本稿では、2015年より再度増勢に転じた貯蓄率について、主に勤労世帯の収入・支出の動向から考察を行った。

家計金融資産の全体感

・家計金融資産は2018年末には1,843兆円と、1997年末と比較して558兆円増加している。内訳をみると、現預金の占める割合はやや低下しているものの、依然として最も大きい割合を占める。また、株価の上昇等を背景に、足もとでは有価証券の割合が拡大している(図表1.家計金融資産推移、図表2.家計金融資産 内訳変化)。

・金融資産で最もシェアの大きい資産は預貯金であるが、その動向を貯蓄率の推移で確認すると、1994年以降右肩下がりに低減し、2014年に一旦マイナス(支出が所得を上回る)となったものの、翌年以降に再度プラスに転じた動きが確認される(図表3.貯蓄率)。

収入の変遷(1)

・家計の収入と支出の推移を見ると、2000年代においては、デフレやリーマンショック時の労働者減少などを反映して可処分所得が伸び悩み、消費支出が増加したことで支出が所得を上回って推移してきた。近年では、可処分所得が増加に転じており、所得の伸びが支出の伸びを上回っている(図表4.所得・支出対比)。

・収入面について、近年の所得の種類別の推移をみると、雇用者報酬がリーマンショック以降は増加しており、足もとでは高い水準で推移している一方、自営業者の収入等を含む混合所得、利子・配当等の財産所得が伸び悩んでいるため(図表5.種類別所得推移)、可処分所得の合計額は、1994年当時より低い水準となっている。

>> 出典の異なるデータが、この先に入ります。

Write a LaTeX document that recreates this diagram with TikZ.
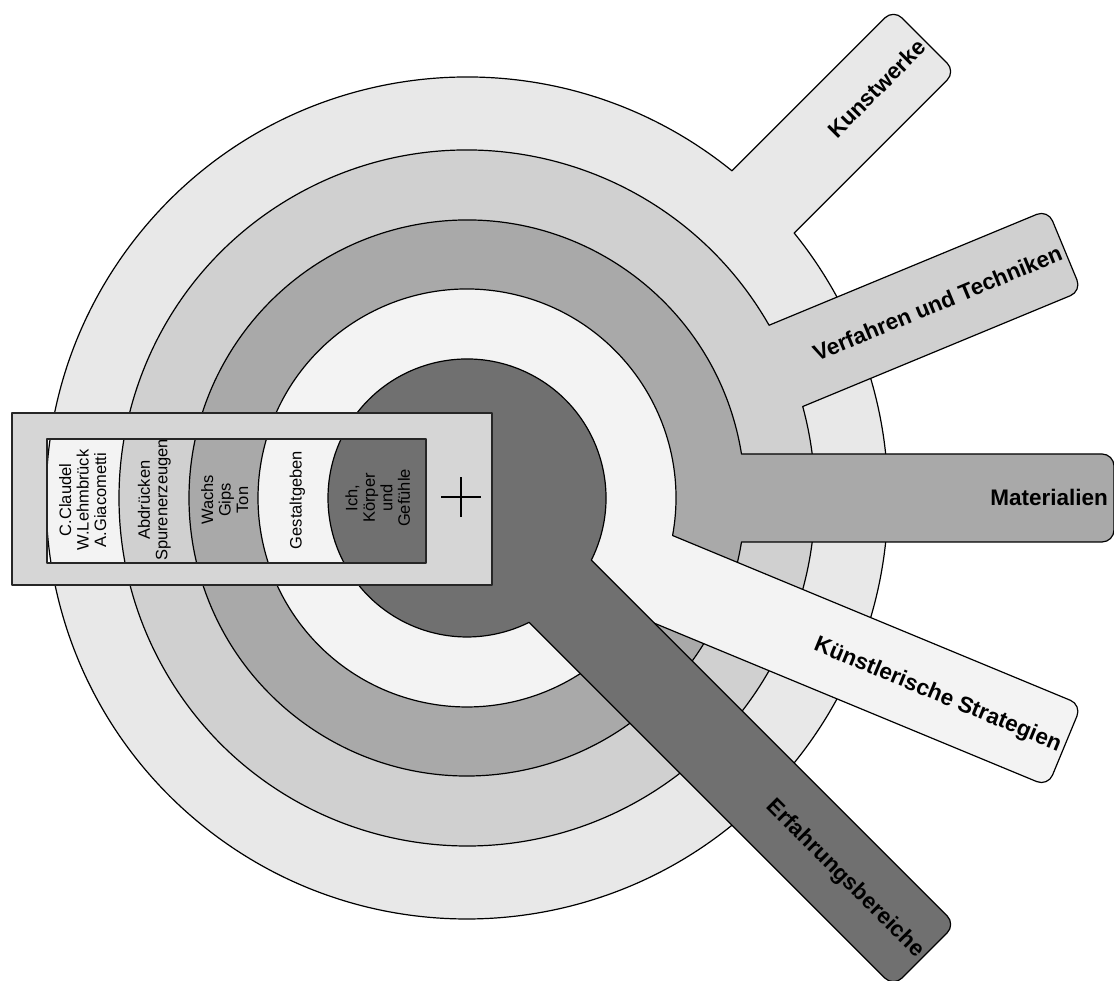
\documentclass[tikz,border=0pt]{standalone}
\usepackage{fontspec}
\setmainfont{Liberation Sans}
\definecolor{rfive}{HTML}{E8E8E8}
\definecolor{rfour}{HTML}{D0D0D0}
\definecolor{rthree}{HTML}{A9A9A9}
\definecolor{rtwo}{HTML}{F3F3F3}
\definecolor{rone}{HTML}{707070}
\definecolor{framegray}{HTML}{D6D6D6}
\newcommand\ringarm[3]{%
  \pgfmathsetmacro\al{asin(44/#1)}%
  \pgfmathsetmacro\xo{#1*cos(\al)}%
  \begin{scope}[shift={(c)}, rotate=#2]
    \filldraw[ringline, fill=#3] (\xo,44) arc[start angle=\al, end angle=360-\al, radius=#1]
      -- (635,-44) arc[start angle=-90, end angle=0, radius=12]
      -- (647,32) arc[start angle=0, end angle=90, radius=12] -- cycle;
  \end{scope}}
\newcommand\striptext[1]{\fontsize{16.5pt}{17.5pt}\selectfont\begin{tabular}{@{}c@{}}#1\end{tabular}}
\begin{document}
\begin{tikzpicture}[x=1pt,y=1pt, line join=round,
  ringline/.style={draw=black, line width=1.2pt},
  armlabel/.style={font=\bfseries\fontsize{22.5pt}{26pt}\selectfont, anchor=east, inner sep=0pt, text height=16pt, text depth=0pt},
  striplabel/.style={rotate=90, inner sep=0pt}]
\useasboundingbox (0,0) rectangle (1114,981);
\coordinate (c) at (467,483);
% rings with arms, outermost first
\ringarm{421}{45}{rfive}
\ringarm{348}{22.5}{rfour}
\ringarm{278}{0}{rthree}
\ringarm{209}{-22.5}{rtwo}
\ringarm{139}{-45}{rone}
% arm labels
\node[armlabel, rotate=45] (kunst) at ([shift={(45:643)}]c) {Kunstwerke};
\node[armlabel, rotate=22.5] (verf) at ([shift={(22.5:643)}]c) {Verfahren und Techniken};
\node[armlabel] (mat) at ([shift={(0:641)}]c) {Materialien};
\node[armlabel, rotate=-22.5] (strat) at ([shift={(-22.5:643)}]c) {Künstlerische Strategien};
\node[armlabel, rotate=-45] (erf) at ([shift={(-45:643)}]c) {Erfahrungsbereiche};
% frame box
\filldraw[draw=black!85, line width=1.5pt, fill=framegray] (12,396) rectangle (492,568);
\begin{scope}
  \clip (47,418) rectangle (426,542);
  \fill[white] (47,418) rectangle (426,542);
  \filldraw[ringline, fill=rtwo] (c) circle[radius=421];
  \filldraw[ringline, fill=rfour] (c) circle[radius=348];
  \filldraw[ringline, fill=rthree] (c) circle[radius=278];
  \filldraw[ringline, fill=rtwo] (c) circle[radius=209];
  \filldraw[ringline, fill=rone] (c) circle[radius=139];
\end{scope}
\draw[black!85, line width=1.5pt] (47,418) rectangle (426,542);
% strip labels
\node[striplabel] (s1) at (85,481) {\striptext{C.Claudel\\W.Lehmbrück\\A.Giacometti}};
\node[striplabel] (s2) at (155,481) {\striptext{Abdrücken\\Spurenerzeugen}};
\node[striplabel] (s3) at (227,481) {\striptext{Wachs\\Gips\\Ton}};
\node[striplabel] (s4) at (298,481) {\striptext{Gestaltgeben}};
\node[striplabel] (s5) at (380,483) {\striptext{Ich,\\Körper\\und\\Gefühle}};
% plus sign
\coordinate (pl) at (461,484);
\draw[line width=1.2pt] ([xshift=-20pt]pl) -- ([xshift=20pt]pl);
\draw[line width=1.2pt] ([yshift=-20pt]pl) -- ([yshift=20pt]pl);
\end{tikzpicture}
\end{document}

・所得のうち預貯金から得られる利子所得は低下基調にあり、金融緩和などを通じた低金利環境が長期化していること等が背景にある。一方、財産所得の中でも、配当所得は上昇傾向にあるが、これは主に企業の配当性向が高まっていることが要因となっていると考えられる(図表6.利子・配当推移)。

収入の変遷(2)

・先述の通り雇用者報酬は増加基調にある。このうち、正規雇用者の給与水準は、リーマンショック後に復調し、賞与等も所定内給与と同様の動きとなっている。一方、非正規雇用については、2013年以降に所定内給与の水準が増加しているが、賞与の水準は所定内給与ほど伸びていない(図表7.正規雇用給与水準推移、図表8.非正規雇用給与水準推移)。また、労働者に占める非正規労働者の割合は、2006年32.9%から2018年37.9%へ増加している(図表9.正規/非正規雇用形態比重推移)。

・収入に対する社会保険料負担比率は全体として増加傾向にあり、一人当たりの可処分所得が目減りする要因となっている(図表10.社会保険料負担)。

支出の変遷

・1994年以降、家計最終消費支出(名目値)は、緩やかに増加している(図表11.家計最終消費支出 推移と内訳)。

・1994年から2018年の間に、家計最終消費支出は全体で約40兆円増加しているが、このうち約15兆円は「持ち家帰属家賃」の増加である。これを除いて、消費の構成比率の変化(図表12.持ち家帰属家賃を除く家計最終消費支出の構成変化)を比較すると、「住居・電気・ガス・水道」の割合が上昇しており、また、パソコンや携帯電話の普及に押し上げられた「通信」への支出が増加している。他方で、「アルコール飲料・たばこ」、「被服・履物」や「娯楽・レジャー・文化」の支出割合は低下している。

労働力人口の変遷並びに消費性向

・女性と高齢者の雇用者数は増加しており、労働力人口も増加している。1994年初めから2019年末にかけて、15~64歳の女性は約240万人、65歳以上の高齢者は約514万人増加した(図表13.労働力人口推移)。同期間において、15~64歳の男性の労働力人口は約341万人減少しており、女性・高齢者の大幅な増加がそれを補っている。この背景には、保育施設の充実などが進む中で女性の労働参加率が上昇してきたことや、年金支給開始年齢の引上げや定年延長による継続雇用が行われる中で、高齢者の労働参加率が上昇してきたことが考えられる(図表14.労働力率推移2004年対比変化)。

・女性や高齢者の雇用者数の増加は、マクロの消費性向にも影響を与えていると考えられる。共働き世帯の消費性向は片働き世帯よりも相対的に低く、また高齢有職世帯は無職世帯より消費性向が低い。そのため、節約志向等とは関係なく、マクロの消費性向が低下し、貯蓄率が増加することとなる(図表15.世帯属性別消費性向)。

貯蓄率の展望

・2015年以降における貯蓄率のプラス転化は、女性、高齢者による労働参加により各世帯の総所得が増加した一方、支出は住宅等個別項目での増加があったものの、全体では所得ほど増加しなかったため、再び所得が支出を上回る構造に変化したことが主な要因として考えられる。

・今後、日本においては、高齢者の割合がさらに増加する(図表16.国内人口推計及び高齢者比率)。ライフサイクル仮説に基づけば、家計は老年期の消費に備えて貯蓄を行い、その後貯蓄を取り崩すため、高齢者の割合が増加するという人口分布の変化は、貯蓄の減少に直結することになる。消費実態調査を用いた研究によれば、これまでも、65歳以上の高齢者の貯蓄率は、近年低下する傾向がみられている(図表17.世帯主年齢別貯蓄率推計)。今後、世帯類型ごとの所得と支出に大きな変化がなければ、マクロでみた貯蓄率は、徐々に低下していくことが予想される。